As popular and successful as crowdfunding has become, anyone hoping to hold their own event can do so in an organised fashion with services like Matcherino available to the masses. Matcherino is a service that allows anyone to organise a tournament and set up donation options, with the prize winnings distributed accordingly. Matcherino is ideal for tournament organisers, especially outside of professional esports, to set up their own events in a simple and care-free way. Having a service like this available fits perfectly in amateur scenes for players that either can’t excel in the professional scene, or just want some friendly competition. Matcherino CEO Grant Farwell explained that crowdfunding is really a win-win system and essential for all tournaments: “Fans want to donate and by not having that mechanic you’re doing a disservice. Right now the mentality crowdfunding gets is that it’s a gimmick, I think it’s not. This is a foundation piece in many ways for esports events. You’re harnessing the masses.”
Big developers take note
Crowdfunding, up until recently, has mostly been reserved for LANs at gaming shops, or friends’ houses with an entry fee and the winner, or winners, taking home a piece of the pot. But even the big names wouldn’t be where they are today without the dedication and persistence of their community. One of the most successful uses of crowdfunding a major tournament is by Valve, when they prepared for the third installment of The International for Dota 2 in 2013. The Compendium was introduced as an in-game interactive bundle available for purchase with a portion of the money going to the prize pool. Due to those sales, every year since has garnered the largest esports prize pool in the world. As the professional format was restructured to include Majors, so did the crowdfunding system using Battle Pass instead of the Compendium. Most recently, The International in 2016 had a base prize pool at $1.6 million (£1,234,720) with Battle Pass sales rocketing it to $20.7 million (£15,974,190). You can even track the prize pool progressions at Dota 2 Prize Tracker.

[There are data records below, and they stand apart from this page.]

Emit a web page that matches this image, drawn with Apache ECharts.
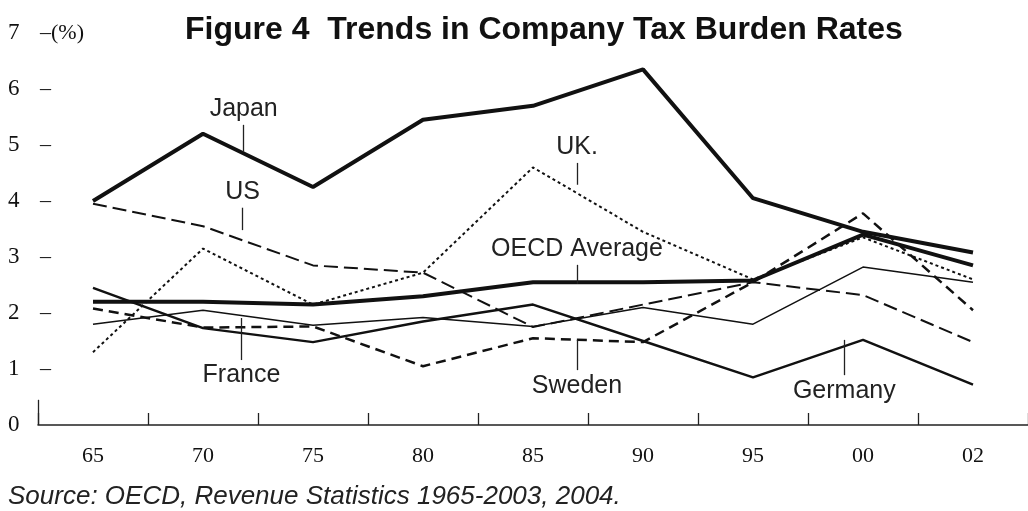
<!DOCTYPE html>
<html>
<head>
<meta charset="utf-8">
<script src="https://cdn.jsdelivr.net/npm/echarts@6/dist/echarts.min.js"></script>
<style>
  html, body { margin: 0; padding: 0; background: #fff; }
  #chart { width: 1028px; height: 511px; }
</style>
</head>
<body>
<div id="chart"></div>
<script>
// years on the x axis (one category per point)
var years = ['65', '70', '75', '80', '85', '90', '95', '00', '02'];

// company tax burden, %
var japan   = [4.0, 5.2, 4.25, 5.45, 5.7, 6.35, 4.05, 3.45, 3.08];
var us      = [3.95, 3.55, 2.85, 2.72, 1.75, 2.15, 2.55, 2.32, 1.48];
var uk      = [1.3, 3.15, 2.15, 2.72, 4.6, 3.45, 2.6, 3.35, 2.6];
var oecd    = [2.2, 2.2, 2.15, 2.3, 2.55, 2.55, 2.58, 3.4, 2.85];
var france  = [1.8, 2.05, 1.78, 1.92, 1.76, 2.1, 1.8, 2.82, 2.55];
var sweden  = [2.08, 1.74, 1.76, 1.05, 1.55, 1.48, 2.55, 3.78, 2.05];
var germany = [2.45, 1.73, 1.48, 1.85, 2.15, 1.5, 0.85, 1.52, 0.72];

// pointer lines for the series names: [x position in steps from 65, from value, to value]
var japanTag   = [1.37, 4.88, 5.36];
var usTag      = [1.36, 3.48, 3.88];
var ukTag      = [4.4, 4.29, 4.68];
var oecdTag    = [4.4, 2.52, 2.86];
var franceTag  = [1.35, 1.91, 1.16];
var swedenTag  = [4.4, 1.52, 0.98];
var germanyTag = [6.83, 1.52, 0.89];

var myChart = echarts.init(document.getElementById('chart'), null, {renderer: 'canvas'});

// name + small pointer, drawn on the hidden value x axis so it can sit between years
function tag(name, t) {
    return {
        name: name + ' tag',
        type: 'line',
        xAxisIndex: 1,
        data: [],
        markLine: {
            silent: true,
            symbol: ['none', 'none'],
            lineStyle: {color: '#222', width: 1.3, type: 'solid'},
            label: {
                show: true,
                position: 'end',
                distance: 3,
                formatter: name,
                color: '#222',
                fontFamily: 'Liberation Sans, Arial, sans-serif',
                fontSize: 25
            },
            data: [[{coord: [t[0], t[1]]}, {coord: [t[0], t[2]]}]]
        }
    };
}

function line(name, data, width, type) {
    return {
        name: name,
        type: 'line',
        data: data,
        symbol: 'none',
        lineStyle: {color: '#111', width: width, type: type}
    };
}

var option = {
    animation: false,
    backgroundColor: '#fff',
    title: [{
        text: 'Figure 4  Trends in Company Tax Burden Rates',
        left: 180,
        top: 9,
        textStyle: {
            fontFamily: 'Liberation Sans, Arial, sans-serif',
            fontWeight: 'bold',
            fontSize: 32,
            color: '#111'
        }
    }, {
        text: 'Source: OECD, Revenue Statistics 1965-2003, 2004.',
        left: 3,
        top: 479,
        textStyle: {
            fontFamily: 'Liberation Sans, Arial, sans-serif',
            fontStyle: 'italic',
            fontWeight: 'normal',
            fontSize: 26,
            color: '#222'
        }
    }],
    grid: {left: 38, top: 33, width: 999, height: 392},
    xAxis: [{
        type: 'category',
        data: years,
        boundaryGap: true,
        axisLine: {lineStyle: {color: '#222', width: 1.5}},
        axisTick: {show: true, inside: true, length: 12, interval: 0, lineStyle: {color: '#222', width: 1.3}},
        axisLabel: {
            margin: 20,
            fontFamily: 'Liberation Serif, Times New Roman, serif',
            fontSize: 22,
            color: '#111'
        }
    }, {
        type: 'value',
        min: -0.5,
        max: 8.5,
        show: false
    }],
    yAxis: {
        type: 'value',
        min: 0,
        max: 7,
        interval: 1,
        axisLine: {show: false},
        axisTick: {show: false},
        splitLine: {show: false},
        axisLabel: {
            align: 'left',
            margin: 30,
            fontFamily: 'Liberation Serif, Times New Roman, serif',
            fontSize: 23,
            color: '#111',
            formatter: function (v) {
                if (v === 0) return '{n|0}';
                return '{n|' + v + '}{d|' + (v === 7 ? '\u2013(%)' : '\u2013') + '}';
            },
            rich: {
                n: {width: 32, fontFamily: 'Liberation Serif, serif', fontSize: 23, color: '#111'},
                d: {fontFamily: 'Liberation Serif, serif', fontSize: 22, color: '#111'}
            }
        }
    },
    series: [
        line('Japan', japan, 4, 'solid'),
        line('US', us, 2, [14, 6]),
        line('UK.', uk, 2, [3, 3]),
        line('OECD Average', oecd, 4, 'solid'),
        line('France', france, 1.5, 'solid'),
        line('Sweden', sweden, 2.5, [10, 6]),
        line('Germany', germany, 2.5, 'solid'),
        tag('Japan', japanTag),
        tag('US', usTag),
        tag('UK.', ukTag),
        tag('OECD Average', oecdTag),
        tag('France', franceTag),
        tag('Sweden', swedenTag),
        tag('Germany', germanyTag),
        {
            // short stub of the y axis just above the origin
            name: 'y stub',
            type: 'line',
            xAxisIndex: 1,
            data: [],
            markLine: {
                silent: true,
                symbol: ['none', 'none'],
                label: {show: false},
                lineStyle: {color: '#222', width: 1.3, type: 'solid'},
                data: [[{coord: [-0.5, 0]}, {coord: [-0.5, 0.45]}]]
            }
        }
    ]
};

myChart.setOption(option);
</script>
</body>
</html>
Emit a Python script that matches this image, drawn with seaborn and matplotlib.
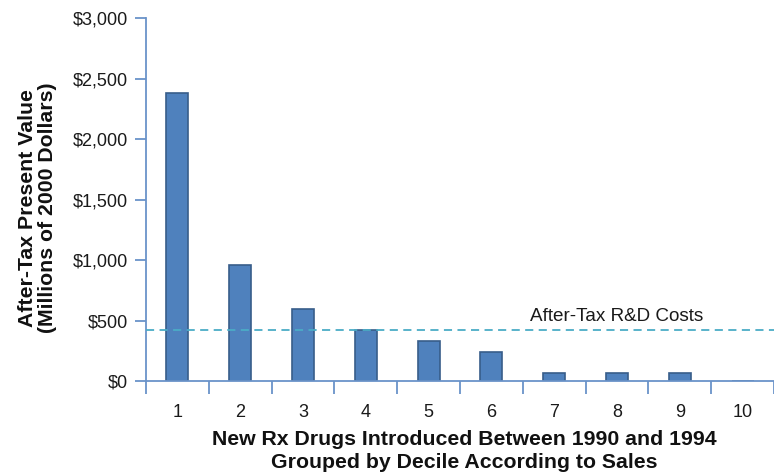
import matplotlib
matplotlib.use("Agg")
import matplotlib.pyplot as plt
from matplotlib.ticker import FixedLocator, FuncFormatter
import seaborn as sns
import pandas as pd

# After-tax present value of new drugs, by sales decile (millions of 2000 dollars)
deciles = ["1", "2", "3", "4", "5", "6", "7", "8", "9", "10"]
present_value = [2380, 960, 600, 425, 335, 245, 70, 70, 70, 0]
rd_cost = 423
y_ticks = [0, 500, 1000, 1500, 2000, 2500, 3000]

sns.set_theme(style="white")
plt.rcParams["font.family"] = ["Liberation Sans", "DejaVu Sans"]

bar_color = "#4F81BD"
bar_edge = "#385D8A"
axis_color = "#6A93C9"
ref_color = "#4BACC6"

fig = plt.figure(figsize=(7.74, 4.74), dpi=100)
ax = fig.add_axes([146 / 774, 92.7 / 474, (774 - 146) / 774, 363.3 / 474])

df = pd.DataFrame({"decile": deciles, "value": present_value})
sns.barplot(data=df, x="decile", y="value", order=deciles, color=bar_color,
            saturation=1, width=0.35, edgecolor=bar_edge, linewidth=1.2, ax=ax)

ax.axhline(rd_cost, color=ref_color, linewidth=1.3, dashes=(4.5, 3), zorder=3)
ax.annotate("After-Tax R&D Costs", xy=(5.61, rd_cost), xytext=(0, 10),
            textcoords="offset points", ha="left", va="center",
            fontsize=13.6, color="#1a1a1a")

ax.set_xlim(-0.5, -0.5 + (774 - 146) / 63.4)
ax.set_ylim(0, 3000)

for side in ["top", "right"]:
    ax.spines[side].set_visible(False)
for side in ["left", "bottom"]:
    ax.spines[side].set_color(axis_color)
    ax.spines[side].set_linewidth(1.3)

ax.yaxis.set_major_locator(FixedLocator(y_ticks))
ax.yaxis.set_major_formatter(FuncFormatter(lambda v, _: f"${v:,.0f}"))
ax.tick_params(axis="y", direction="out", length=8, width=1.3, color=axis_color,
               labelsize=13, pad=5, left=True, labelcolor="#1a1a1a")

ax.set_xticks(range(len(deciles)))
ax.set_xticklabels(deciles)
ax.set_xticks([i - 0.5 for i in range(len(deciles) + 1)], minor=True)
ax.tick_params(axis="x", which="major", length=0, labelsize=13, pad=16,
               labelcolor="#1a1a1a")
ax.tick_params(axis="x", which="minor", direction="out", length=9.5, width=1.3,
               color=axis_color, bottom=True)

ax.set_xlabel("")
ax.set_ylabel("")

fig.text(37.5 / 774, 1 - 208 / 474,
         "After-Tax Present Value\n(Millions of 2000 Dollars)",
         rotation=90, ha="center", va="center", fontsize=15.3,
         fontweight="bold", linespacing=1.1, color="#111111")
fig.text(464 / 774, 1 - 451 / 474,
         "New Rx Drugs Introduced Between 1990 and 1994\nGrouped by Decile According to Sales",
         ha="center", va="center", fontsize=15.3, fontweight="bold",
         linespacing=1.25, color="#111111")

fig.savefig("out.png", dpi=100)
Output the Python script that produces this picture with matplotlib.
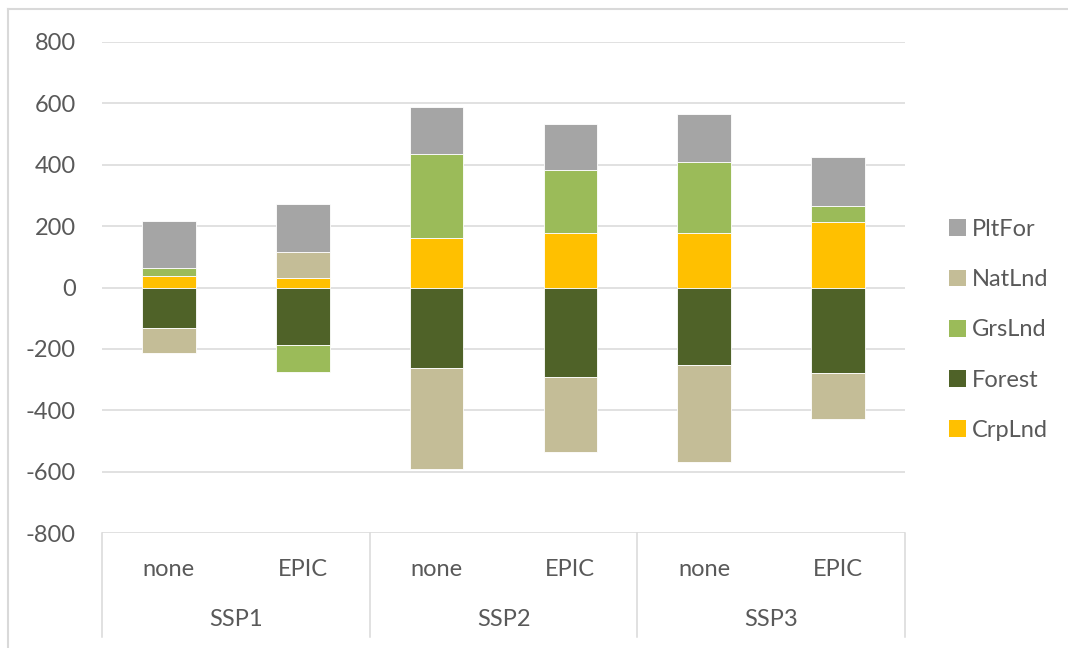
import matplotlib
matplotlib.use("Agg")
import matplotlib.pyplot as plt
from matplotlib.lines import Line2D
from matplotlib.patches import Patch
import numpy as np

plt.rcParams['font.family'] = ['Lato', 'DejaVu Sans']

scenarios = ["SSP1", "SSP2", "SSP3"]
variants = ["none", "EPIC"]
series_names = ["CrpLnd", "Forest", "GrsLnd", "NatLnd", "PltFor"]
CrpLnd = [39, 30, 161, 179, 178, 215]
Forest = [-133, -189, -263, -291, -254, -278]
GrsLnd = [24, -87, 273, 205, 232, 51]
NatLnd = [-82, 87, -330, -246, -315, -152]
PltFor = [153, 155, 155, 148, 154, 158]
y_ticks = [-800, -600, -400, -200, 0, 200, 400, 600, 800]

series = [CrpLnd, Forest, GrsLnd, NatLnd, PltFor]
colors = ["#FFC000", "#4F6228", "#9BBB59", "#C4BD97", "#A5A5A5"]
text_c = "#595959"
grid_c = "#D9D9D9"
fs = 17

W, H = 1068, 648
fig = plt.figure(figsize=(W / 100, H / 100), dpi=100)
ax = fig.add_axes([102 / W, 1 - 533 / H, (905 - 102) / W, (533 - 42) / H])

n = len(scenarios) * len(variants)
x = np.arange(n)
pos_base = np.zeros(n)
neg_base = np.zeros(n)
for vals, col in zip(series, colors):
    v = np.array(vals, dtype=float)
    base = np.where(v >= 0, pos_base, neg_base)
    ax.bar(x, v, bottom=base, width=0.4, color=col, edgecolor="white",
           linewidth=0.6, zorder=3)
    pos_base += np.where(v >= 0, v, 0)
    neg_base += np.where(v < 0, v, 0)

ax.set_xlim(-0.5, n - 0.5)
ax.set_ylim(-800, 800)
ax.set_yticks(y_ticks)
ax.set_yticklabels([str(t) for t in y_ticks])
for t in y_ticks:
    ax.axhline(t, color=grid_c, linewidth=1.1, zorder=1)
for s in ax.spines.values():
    s.set_visible(False)
ax.tick_params(axis="y", length=0, pad=19, labelsize=fs, labelcolor=text_c)
ax.tick_params(axis="x", length=0, labelbottom=False)

# two-level category axis below the plot
trans = ax.get_xaxis_transform()
depth = -(637 - 533) / (533 - 42)
for b in [-0.5, 1.5, 3.5, 5.5]:
    ax.add_line(Line2D([b, b], [0, depth], transform=trans, color=grid_c,
                       linewidth=1.1, clip_on=False))
for i in range(n):
    ax.text(i, -(569 - 533) / (533 - 42), variants[i % 2], transform=trans,
            ha="center", va="center", fontsize=fs, color=text_c)
for j, s in enumerate(scenarios):
    ax.text(2 * j + 0.5, -(620 - 533) / (533 - 42), s, transform=trans,
            ha="center", va="center", fontsize=fs, color=text_c)

# legend
handles = [Patch(facecolor=c, edgecolor="none") for c in colors][::-1]
labels = series_names[::-1]
leg = fig.legend(handles, labels, loc="center left",
                 bbox_to_anchor=(928 / W, 1 - 330 / H), frameon=False,
                 fontsize=fs, labelcolor=text_c, handlelength=0.72,
                 handleheight=0.72, handletextpad=0.22, labelspacing=1.24)

# chart-area border
fig.add_artist(Line2D([8 / W, 8 / W], [0, 1 - 9 / H], color=grid_c, linewidth=1.5))
fig.add_artist(Line2D([8 / W, 1], [1 - 9 / H, 1 - 9 / H], color=grid_c, linewidth=1.5))

fig.savefig("out.png", dpi=100, facecolor="white")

SMITE is another prime example of major crowdfunding success. Hi-Rez used a similar model for their first World Championship in 2015, boosting the prize pool to over $2 million (£1,543,400), a feat that, at that time, was the third highest prize pool in esports.
While crowdfunding isn’t necessarily a new concept, game developers have started to realise that using this system to fund tournaments can not only put more money in the hands of the players, but back to the companies themselves.
Riot was once a naysayer of crowdfunding, claiming it was akin to “begging” for money from their community. They seem to have had a change of heart, however, as the League of Legends developer recently introduced crowdfunding for their World Championship in 2016. 25% of Championship skins and Wards purchases added to their base prize pool of $2.13 million (£1,643,721). The final prize pool ended at $5.07 million (£3,912,519), meaning Riot pocketed around $8 million (£6,173,600) purely from the skins and ward purchases.
Other developers should pay attention. Not only can crowdfunding help boost their prize pools, but it can bring excellent marketing and they themselves can cash in. Matcherino’s Farwell told ESI that he believes that in the not-so-distant future, all tournament organisers will turn to crowdfunding: “What I think is going to happen is tournament organisers will start to use crowdfunding and the prize pools are going to be much larger than the one that’s not. So everyone that doesn’t like it, or for whatever reason is opposed to it, will essentially be forced to do it anyway. The fact is is that you’re doing these events because these communities want to see these events and support them”.
With so much accessibility with services like Matcherino, and major developers like Riot and Valve committed, the sky is truly the limit for crowdfunding. Whether it’s one of the most popular esports in the world, or the amateur scene of a game you’ve never heard of, crowdfunding can and will always be a viable resource. Matcherino CMO Michael Pinkham added that as gaming evolves, so will crowdfunding: “I’m curious to see where crowdfunding takes it. Gaming is obviously developing a lot and when you look at even the most popular games, those are all results of community driven efforts. Given that esports is so community driven, crowdfunding provides an essential element to it.”